About 15,000 people are expected to attend tomorrow's march against police brutality in Staten Island. And the NYPD is getting ready, reportedly assigning "hundreds of cops" to man the Rev. Al Sharpton-led route.

The march, led by Sharpton's National Action Network, is held in solidarity with the family of Eric Garner, the Staten Island man who was killed when a cop placed him in a chokehold during an arrest last month. Though the city has not issued official permits for the march, the Post reports that Sharpton struck a deal with Mayor de Blasio that'll permit participants to carry on as planned—but not without a significant NYPD presence, apparently. According to the tabloid, about 350 officers have been assigned to the route, and a police source says they've been told to bring their "hats and bats"—riot gear comprised of helmets and nightsticks—along with them.

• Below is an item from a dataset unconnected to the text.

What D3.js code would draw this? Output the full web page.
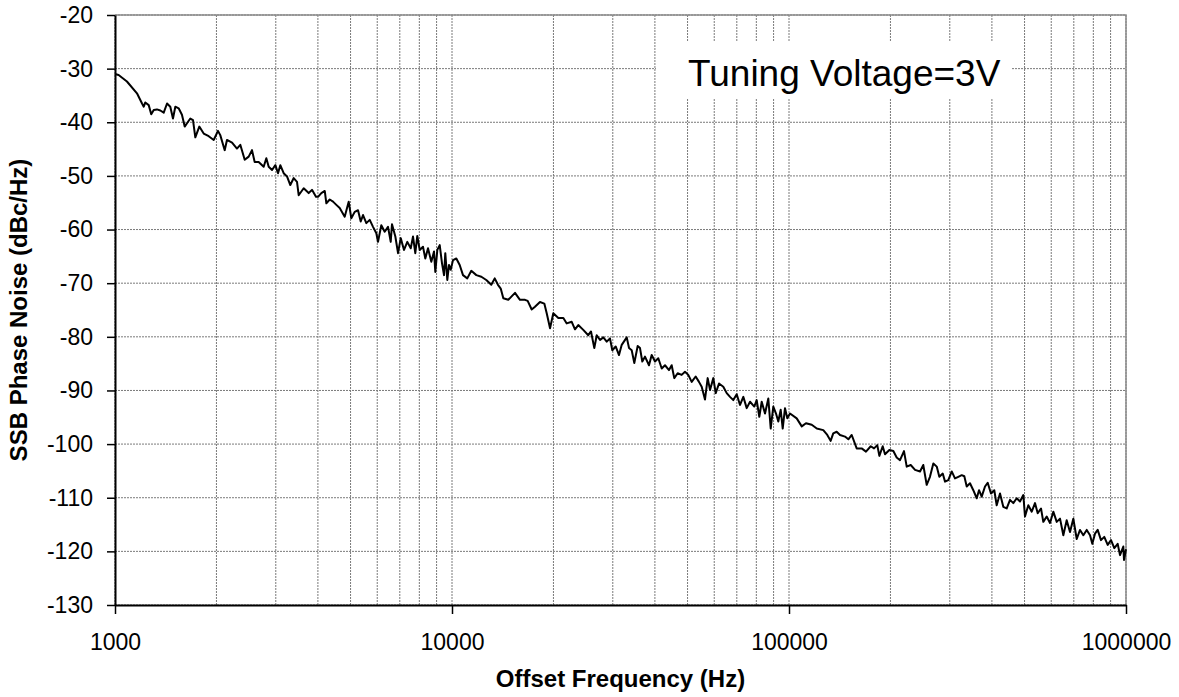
<!DOCTYPE html>
<html>
<head>
<meta charset="utf-8">
<script src="https://cdn.jsdelivr.net/npm/d3@7"></script>
<style>
  html, body { margin: 0; padding: 0; background: #fff; }
  svg { display: block; font-family: "Liberation Sans", Arial, sans-serif; }
</style>
</head>
<body>
<svg id="chart" width="1179" height="697"></svg>
<script>
// ---------------- data ----------------
const freqHz = [
  1000,1025,1085,1162,1203,1217,1230,1259,1281,1303,1332,1363,1395,1427,1459,1486,1510,1545,1580,1610,
  1647,1673,1704,1731,1779,1833,1897,1963,2021,2053,2116,2149,2225,2301,2354,2426,2493,2550,2597,2669,
  2762,2812,2858,2924,2991,3046,3094,3166,3239,3313,3391,3468,3508,3630,3756,3842,3948,
  4003,4095,4192,4238,4337,4436,4537,4643,4804,4937,5026,5144,5262,5360,5445,5569,5700,5830,5963,6032,
  6169,6314,6458,6579,6637,6790,6916,7044,7205,7369,7543,7662,7782,7889,8020,8202,8333,8488,8682,8844,
  8922,9046,9195,9340,9469,9552,9685,9797,9911,10070,10300,10540,10780,11100,11410,11810,12220,12640,13080,13390,
  13690,13950,14200,14690,15380,15910,16470,16770,17240,17630,18240,18790,19100,19540,19980,20680,21400,21900,22660,23170,
  23700,24520,25370,25850,26440,26880,27500,28120,28780,29430,29900,30600,31300,31890,33000,33520,34140,34750,35560,36130,
  36700,37380,38420,39130,40030,40940,41910,42860,44050,44860,45660,46730,48030,49130,50250,51430,52850,54060,55070,56320,
  57370,58290,59630,60610,61990,63830,65340,66830,68350,69960,71560,73190,74910,76620,78890,80190,81640,82990,84880,86820,
  88250,89830,91500,92940,94490,95790,97300,98850,100700,105400,109100,112300,116800,120900,126400,129900,132900,135300,138500,141700,
  146600,150000,153500,158800,164300,169200,174800,178800,182800,185400,189700,192700,198500,204000,208700,213500,219400,223500,229700,236600,
  244800,250300,256200,262000,268100,274400,279300,285900,290400,297000,304000,310800,318000,325500,331300,336800,344400,352300,360600,366300,
  373100,381600,388700,397500,406600,413300,422800,432400,442600,452700,463000,473900,484700,495800,501500,513000,525100,537000,547000,559500,
  568300,581700,595000,608600,622900,637100,651700,666800,682100,697700,714100,730400,747100,764600,782100,794300,809100,824100,842900,862100,
  882400,902600,923200,944800,959900,981800,986500,1000000
];
const phaseNoise = [
  -31.0,-31.2,-32.4,-34.6,-36.5,-37.1,-36.3,-36.8,-38.5,-37.7,-37.6,-37.8,-38.2,-36.5,-37.1,-39.3,-37.1,-37.4,-38.6,-40.8,
  -39.9,-39.3,-39.6,-42.8,-40.8,-42.1,-42.6,-43.3,-41.6,-42.4,-45.2,-43.3,-43.8,-44.9,-44.2,-47.0,-46.4,-45.2,-47.4,-47.4,
  -48.3,-46.7,-48.3,-48.9,-48.0,-49.5,-48.0,-49.5,-50.1,-51.7,-50.4,-51.1,-53.6,-52.3,-53.2,-52.6,-53.9,
  -53.9,-53.2,-52.8,-55.1,-54.4,-54.8,-55.4,-56.0,-57.6,-54.8,-57.9,-56.7,-56.4,-58.5,-57.3,-58.8,-58.2,-59.5,-60.7,-62.3,
  -59.2,-60.4,-59.5,-62.3,-59.0,-61.3,-64.4,-61.6,-63.8,-62.3,-63.5,-61.3,-64.4,-61.2,-63.8,-63.2,-65.4,-63.5,-66.0,-64.1,
  -67.9,-63.8,-62.9,-66.3,-68.5,-64.4,-69.4,-66.6,-67.5,-65.7,-65.4,-66.6,-68.5,-69.1,-67.7,-68.5,-68.8,-69.4,-70.3,-69.1,
  -70.3,-71.0,-72.8,-73.1,-71.8,-73.1,-73.1,-73.3,-74.9,-74.4,-73.5,-73.8,-75.6,-78.4,-75.6,-76.5,-76.5,-77.5,-77.2,-78.6,
  -77.8,-78.7,-79.7,-79.0,-82.1,-79.7,-80.6,-80.1,-80.9,-80.3,-82.5,-81.8,-83.4,-81.5,-80.1,-82.1,-82.5,-84.9,-81.7,-82.1,
  -84.6,-83.7,-85.3,-83.4,-84.6,-84.0,-85.9,-85.3,-86.2,-85.3,-87.7,-86.8,-87.1,-86.5,-87.1,-88.4,-87.4,-88.4,-89.3,-91.7,
  -87.7,-89.9,-87.7,-90.5,-88.7,-89.3,-90.5,-91.2,-91.8,-90.7,-92.7,-91.2,-93.3,-92.1,-93.0,-91.8,-94.9,-92.1,-94.3,-91.5,
  -97.1,-93.0,-94.3,-95.8,-93.6,-97.1,-93.3,-95.2,-94.3,-95.2,-96.7,-96.1,-96.4,-97.1,-97.4,-98.3,-99.4,-98.0,-97.7,-98.3,
  -98.6,-99.1,-98.3,-100.8,-100.8,-101.4,-100.4,-100.8,-100.2,-102.2,-100.4,-101.9,-101.1,-101.3,-102.5,-103.0,-101.3,-104.2,-103.9,-104.8,
  -105.1,-103.9,-107.6,-106.1,-103.6,-104.2,-106.1,-105.5,-107.0,-106.7,-105.1,-106.4,-106.1,-105.8,-106.0,-107.9,-107.3,-108.6,-110.1,-108.6,
  -109.8,-107.9,-107.2,-109.2,-108.6,-111.4,-109.2,-111.7,-112.0,-110.4,-111.0,-110.1,-110.7,-109.5,-113.5,-111.4,-112.6,-111.0,-112.9,-112.0,
  -114.5,-113.5,-114.7,-112.6,-114.5,-113.9,-117.0,-114.2,-116.4,-113.9,-117.7,-116.0,-117.0,-116.0,-117.0,-118.6,-116.7,-116.0,-117.9,-117.3,
  -118.8,-117.9,-119.4,-118.6,-120.7,-119.1,-121.6,-119.6
];
const xTickValues = [1000, 10000, 100000, 1000000];
const xTickLabels = ["1000", "10000", "100000", "1000000"];
const yTickValues = [-130, -120, -110, -100, -90, -80, -70, -60, -50, -40, -30, -20];
const yTickLabels = ["-130", "-120", "-110", "-100", "-90", "-80", "-70", "-60", "-50", "-40", "-30", "-20"];
const xTitle = "Offset Frequency (Hz)";
const yTitle = "SSB Phase Noise (dBc/Hz)";
const annotation = "Tuning Voltage=3V";

// ---------------- layout ----------------
const plot = { left: 115, right: 1126, top: 15, bottom: 605 };
const svg = d3.select("#chart");

const x = d3.scaleLog().domain([1000, 1000000]).range([plot.left, plot.right]);
const y = d3.scaleLinear().domain([-130, -20]).range([plot.bottom, plot.top]);

// grid
const grid = svg.append("g").attr("class", "grid");
grid.selectAll("line.vx").data(x.ticks()).join("line")
  .attr("x1", d => x(d)).attr("x2", d => x(d))
  .attr("y1", plot.top).attr("y2", plot.bottom)
  .attr("stroke", "#7a7a7a").attr("stroke-width", 1).attr("stroke-dasharray", "2,1");
grid.selectAll("line.hy").data(yTickValues).join("line")
  .attr("x1", plot.left).attr("x2", plot.right)
  .attr("y1", d => y(d)).attr("y2", d => y(d))
  .attr("stroke", "#7a7a7a").attr("stroke-width", 1).attr("stroke-dasharray", "2,1");
// plot area border (top, right)
svg.append("path")
  .attr("d", `M${plot.left},${plot.top}H${plot.right}V${plot.bottom}`)
  .attr("fill", "none").attr("stroke", "#8a8a8a").attr("stroke-width", 1.5);

// data line
const line = d3.line().x((d, i) => x(freqHz[i])).y(d => y(d));
svg.append("path")
  .datum(phaseNoise)
  .attr("d", line)
  .attr("fill", "none")
  .attr("stroke", "#000")
  .attr("stroke-width", 2)
  .attr("stroke-linejoin", "round");

// annotation box
const ann = svg.append("g");
ann.append("rect")
  .attr("x", 656).attr("y", 42).attr("width", 356).attr("height", 56)
  .attr("fill", "#fff");
ann.append("text")
  .attr("x", 688).attr("y", 86)
  .attr("font-size", 37)
  .attr("fill", "#000")
  .text(annotation);

// axes
const yAxis = d3.axisLeft(y)
  .tickValues(yTickValues)
  .tickFormat((d, i) => yTickLabels[i])
  .tickSize(8).tickSizeOuter(0).tickPadding(14);
const gy = svg.append("g").attr("transform", `translate(${plot.left},0)`).call(yAxis);
gy.select(".domain").attr("stroke", "#000").attr("stroke-width", 2);
gy.selectAll(".tick line").attr("stroke", "#000").attr("stroke-width", 1.5);
gy.selectAll(".tick text").attr("font-size", 23).attr("fill", "#000")
  .attr("font-family", "Liberation Sans, Arial, sans-serif");

const xAxis = d3.axisBottom(x)
  .tickValues(xTickValues)
  .tickFormat((d, i) => xTickLabels[i])
  .tickSize(9).tickSizeOuter(0).tickPadding(20);
const gx = svg.append("g").attr("transform", `translate(0,${plot.bottom})`).call(xAxis);
gx.select(".domain").attr("stroke", "#000").attr("stroke-width", 2);
gx.selectAll(".tick line").attr("stroke", "#000").attr("stroke-width", 1.5);
gx.selectAll(".tick text").attr("font-size", 23).attr("fill", "#000")
  .attr("font-family", "Liberation Sans, Arial, sans-serif");

// axis titles
svg.append("text")
  .attr("x", (plot.left + plot.right) / 2).attr("y", 687)
  .attr("text-anchor", "middle")
  .attr("font-size", 24).attr("font-weight", "bold")
  .text(xTitle);
svg.append("text")
  .attr("transform", `translate(27,${(plot.top + plot.bottom) / 2}) rotate(-90)`)
  .attr("text-anchor", "middle")
  .attr("font-size", 24).attr("font-weight", "bold")
  .text(yTitle);
</script>
</body>
</html>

But contradictory sources told CBS 2 that while there were indeed hundreds of cops assigned to the march, their presence would be "as unthreatening as possible," with subdued police community affairs officers supported by a large number of undercover cops. Though Sharpton says the protest will be peaceful, the city has instated a zero-tolerance policy when it comes to unrest. "Those who might seek to come to disrupt, I would encourage if they do, don’t come,” NYPD Commissioner Bill Bratton said. “Because you’re not going be to allowed to disrupt.” A number of businesses along the planned route say they will be closed on Saturday, thanks to a "security alert" launched by the SI Chamber of Commerce.

Sharpton and supporters have been attempting to get the U.S. attorney's office to pursue a federal civil rights investigation into Garner's death. Yesterday, supporters asked US Attorney Loretta Lynch to launch such an investigation.